Night after night, I’d prepare his bottle, sit in the rocker by his crib, and feed him by nightlight to his favorite classical music. He would just stare up at me with his big blue eyes with his little fingers wrapped around mine.
I fell in love with him, my baby boy, and realized over time how lucky I was that my life never returned to normal.
Now, twelve years later, I loved that Owen still craved our bonding time as much as I did. In fact, he was the one who started our Tuesday night ice cream date. On his third birthday he asked to go to the mall to get ice cream. He liked how the walls of the creamery were painted with the same spots as cows. That first night we took tu
rns calling out familiar objects we saw in the spots. Owen had discovered one that looked just like a soccer ball. He named it Oliver.
Oliver still hung on the wall all these years later. As we stood in line to order that night, I could see him peeking out at us from behind a new smoothie machine. Owen ordered a banana split with two scoops of crazy vanilla and a handful of crushed snickers on top. I finally decided on pistachio ice cream in a cone drizzled in chocolate.
We sat together on a bench in silence overlooking the carousel ride. I chased a drip sliding down the side of my cone. It got away from my lips and sped down my fingers. I kept chasing it and suddenly the cone imploded like a demolished building. Bits of cone and gobs of green ice cream smashed to the shiny floor. Miraculously, it just barely missed my new lace edged capris I’d bought from Ann Taylor the week before.
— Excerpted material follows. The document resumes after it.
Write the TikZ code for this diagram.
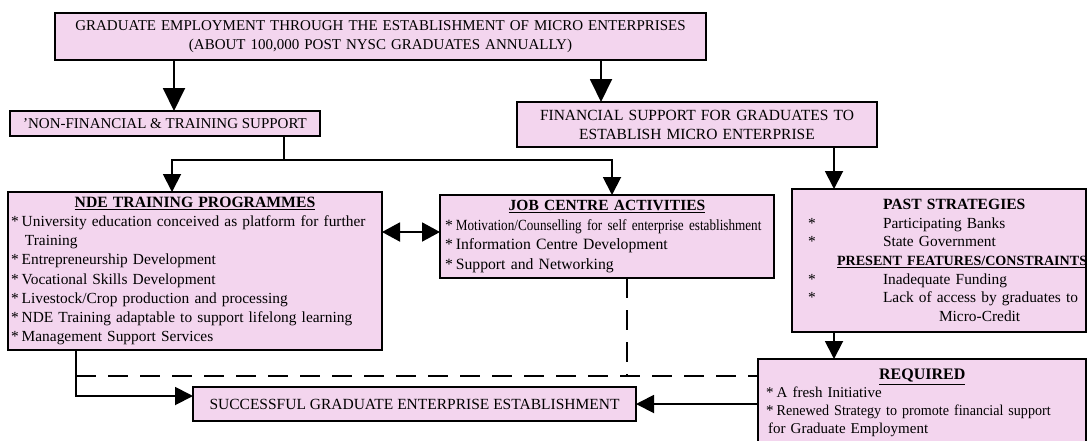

Owen jumped to his feet and threw his wad of napkins down on it. I knelt down beside him and helped him smear the squishy pile from side to side. With the growing tower of napkins between us we must have looked like a couple of Neanderthals huddling around a campfire.
“So, coach is throwing a party next Saturday,” he said. “And, she’s inviting us.”
“Us?” I swallowed the exclamation point that threatened to jump out of my throat.
“Yeah, everyone’s going. There’ll be like a hundred people there. She’s having a pool party.”
A pool party meant bathing suits, no makeup, no hairstyle, and—I could only assume with the kids being there—no alcoholic beverages to take the edge off meeting her again. I was not going to this party. I’d figure out another way to meet up with her.
Logic cranked tighter in my brain as I smeared the ice cream into a bigger mess. I shouldn’t even consider Paula in any other context but on a soccer field blowing a whistle. She was too much of an adrenaline junkie anyway. I definitely didn’t need to put myself through that kind of torture.